There is another way of putting an SVM model to use. In many classification analyses it is interesting to examine which features drove the classifier, i.e., which features played the biggest role in shaping the separating hyperplane. Given a trained SVM model with a linear kernel, these feature coefficients $w_1, \ldots, w_d$ can be reconstructed easily using

\begin{align} w = \sum_{i=1}^n y_i \alpha_i x_i \end{align}

where $x_i$ and $y_i$ represent the $i^\textrm{th}$ training example and its corresponding class label.

An important caveat of this approach is that the resulting feature weights are simple numerical coefficients without inferential quality; there is no measure of confidence associated with them.

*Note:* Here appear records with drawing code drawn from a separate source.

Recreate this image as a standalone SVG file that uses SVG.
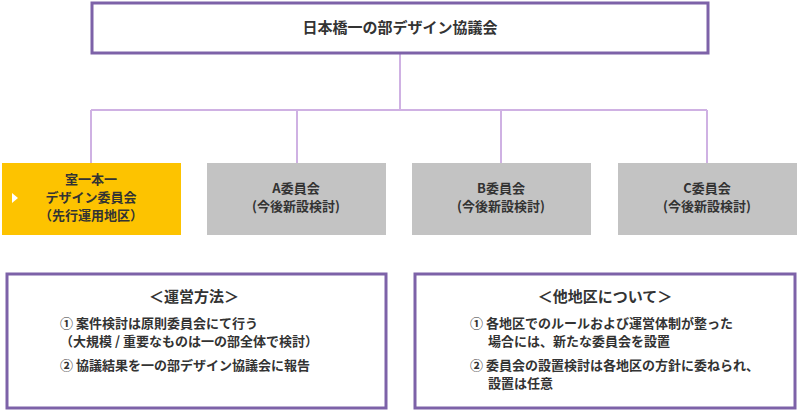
<svg xmlns="http://www.w3.org/2000/svg" width="800" height="410" viewBox="0 0 800 410">
<style>
text{font-family:"Noto Sans CJK JP",sans-serif;font-weight:bold;fill:#333;text-anchor:middle}
.t{font-size:15px}.s{font-size:13px}.l{text-anchor:start;font-size:13px}
.pb{fill:#fff;stroke:#7d62a8;stroke-width:3}
.g{fill:#c3c3c3}
.c{fill:none;stroke:#cfb1e3;stroke-width:2}
</style>
<rect width="800" height="410" fill="#fff"/>
<g id="connectors" class="c">
<path d="M400 54V110M91 110H707M91 110V163M297 110V163M501 110V163M707 110V163"/>
</g>
<g id="top"><rect class="pb" x="92" y="3" width="616" height="50"/><text class="t" x="400" y="33">日本橋一の部デザイン協議会</text></g>
<g id="n1"><rect x="2" y="163" width="179" height="72" fill="#fdc300"/><path d="M12 193l6 5-6 5z" fill="#fff"/>
<text class="s" x="91" y="184">室一本一</text><text class="s" x="91" y="202">デザイン委員会</text><text class="s" x="91" y="220">（先行運用地区）</text></g>
<g id="n2"><rect class="g" x="207" y="163" width="179" height="72"/><text class="s" x="296" y="193">A委員会</text><text class="s" x="296" y="211">(今後新設検討)</text></g>
<g id="n3"><rect class="g" x="412" y="163" width="179" height="72"/><text class="s" x="501" y="193">B委員会</text><text class="s" x="501" y="211">(今後新設検討)</text></g>
<g id="n4"><rect class="g" x="618" y="163" width="179" height="72"/><text class="s" x="707" y="193">C委員会</text><text class="s" x="707" y="211">(今後新設検討)</text></g>
<g id="ops"><rect class="pb" x="7" y="274" width="379" height="134"/>
<text class="t" x="194" y="302">＜運営方法＞</text>
<text class="l" x="60" y="328">① 案件検討は原則委員会にて行う</text>
<text class="l" x="60" y="346">  （大規模 / 重要なものは一の部全体で検討）</text>
<text class="l" x="60" y="370">② 協議結果を一の部デザイン協議会に報告</text></g>
<g id="other"><rect class="pb" x="415" y="274" width="380" height="134"/>
<text class="t" x="605" y="302">＜他地区について＞</text>
<text class="l" x="470" y="328">① 各地区でのルールおよび運営体制が整った</text>
<text class="l" x="488" y="346">場合には、新たな委員会を設置</text>
<text class="l" x="470" y="370">② 委員会の設置検討は各地区の方針に委ねられ、</text>
<text class="l" x="488" y="388">設置は任意</text></g>
</svg>
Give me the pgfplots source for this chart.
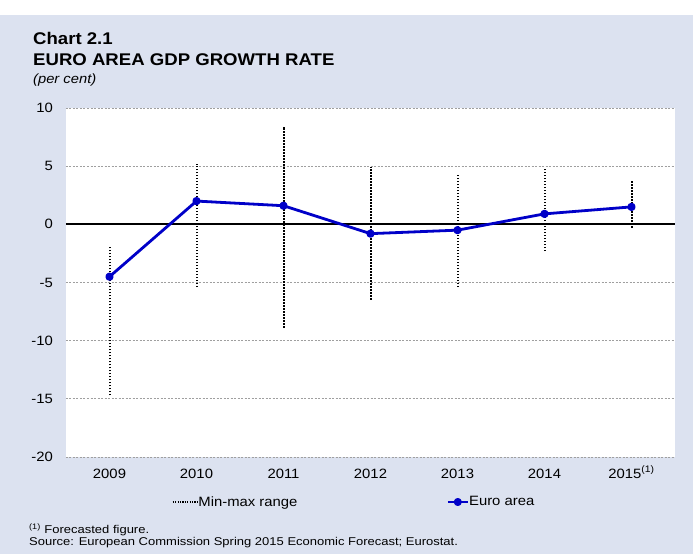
\documentclass[border=0pt]{standalone}
\usepackage{pgfplots}
\pgfplotsset{compat=1.18}
\usepackage{fontspec}
\setmainfont{Liberation Sans}[FakeStretch=1.1]
\newfontfamily\notefont{Liberation Sans}[FakeStretch=1.15]
\definecolor{bg}{RGB}{220,226,240}
\definecolor{eublue}{RGB}{0,0,200}
\begin{document}
\begin{tikzpicture}
\path[use as bounding box, fill=white] (0,0) rectangle (693pt,-554pt);
\fill[bg] (0,-15pt) rectangle (693pt,-554pt);
\node[anchor=base west, inner sep=0pt, font=\fontsize{16.9pt}{20pt}\selectfont\bfseries] at (33pt,-44pt) {Chart 2.1};
\node[anchor=base west, inner sep=0pt, font=\fontsize{16.9pt}{20pt}\selectfont\bfseries] at (33pt,-65pt) {EURO AREA GDP GROWTH RATE};
\node[anchor=base west, inner sep=0pt, font=\fontsize{13.4pt}{16pt}\selectfont\itshape] at (33pt,-83pt) {(per cent)};
\node[anchor=base west, inner sep=0pt, font=\notefont\fontsize{11.3pt}{13pt}\selectfont] at (29pt,-533pt) {\textsuperscript{(1)} Forecasted figure.};
\node[anchor=base west, inner sep=0pt, font=\notefont\fontsize{11.3pt}{13pt}\selectfont] at (29pt,-545pt) {Source: European Commission Spring 2015 Economic Forecast; Eurostat.};
\begin{axis}[
  at={(66pt,-457pt)}, anchor=south west, scale only axis,
  width=609pt, height=349pt,
  xmin=-0.5, xmax=6.5, ymin=-20, ymax=10,
  axis line style={draw=none},
  axis background/.style={fill=white},
  major tick length=0pt,
  xtick={0,1,2,3,4,5,6},
  xticklabels={2009,2010,2011,2012,2013,2014,2015\textsuperscript{(1)}},
  ytick={-20,-15,-10,-5,5,10},
  extra y ticks={0},
  extra y tick style={grid style={solid, black, line width=2pt}},
  ymajorgrids,
  grid style={gray!75, dash pattern=on 2pt off 1.5pt, line width=0.8pt},
  tick label style={font=\fontsize{13.5pt}{16pt}\selectfont, inner sep=0pt},
  /pgf/number format/assume math mode=true,
  yticklabel style={anchor=east, xshift=-13pt},
  xticklabel style={anchor=base, yshift=-21pt},
  legend columns=2,
  legend style={at={(0.174,-0.1289)}, anchor=west, draw=none, fill=none,
    inner sep=0pt, outer sep=0pt,
    font=\fontsize{13.5pt}{16pt}\selectfont,
    nodes={inner sep=0pt},
    /tikz/every even column/.append style={column sep=149pt}},
  legend cell align=left,
]
\addplot[draw=black, line width=2pt, dash pattern=on 1.5pt off 1.5pt, unbounded coords=jump,
  legend image code/.code={\draw[black, line width=1.5pt, dash pattern=on 1.2pt off 1.2pt] (0pt,0pt) -- (25pt,0pt);}]
  table {
x y
0 -14.7
0 -1.9
0.5 nan
1 -5.4
1 5.2
1.5 nan
2 -8.9
2 8.4
2.5 nan
3 -6.5
3 4.9
3.5 nan
4 -5.4
4 4.3
4.5 nan
5 -2.3
5 4.9
5.5 nan
6 -0.3
6 3.7
};
\addlegendentry{Min-max range}
\addplot[eublue, line width=2.8pt, line join=round, mark=*, mark size=2.7pt, mark options={solid, fill=eublue},
  legend image code/.code={\draw[eublue, line width=2.6pt] (0pt,0pt) -- (20pt,0pt); \fill[eublue] (10pt,0pt) circle (2.6pt);}]
  coordinates {(0,-4.5) (1,2.0) (2,1.6) (3,-0.8) (4,-0.5) (5,0.9) (6,1.5)};
\addlegendentry{Euro area}
\end{axis}
\end{tikzpicture}
\end{document}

Thus, we cannot readily argue that some features were 'more important' than others, and we cannot infer that a feature with a particularly low coefficient was 'not important' in the classification problem. In order to allow for inference on feature weights, we would need to resort to more general-purpose approaches, such as the bootstrap, a permutation test, or a feature-selection algorithm embedded in a cross-validation scheme.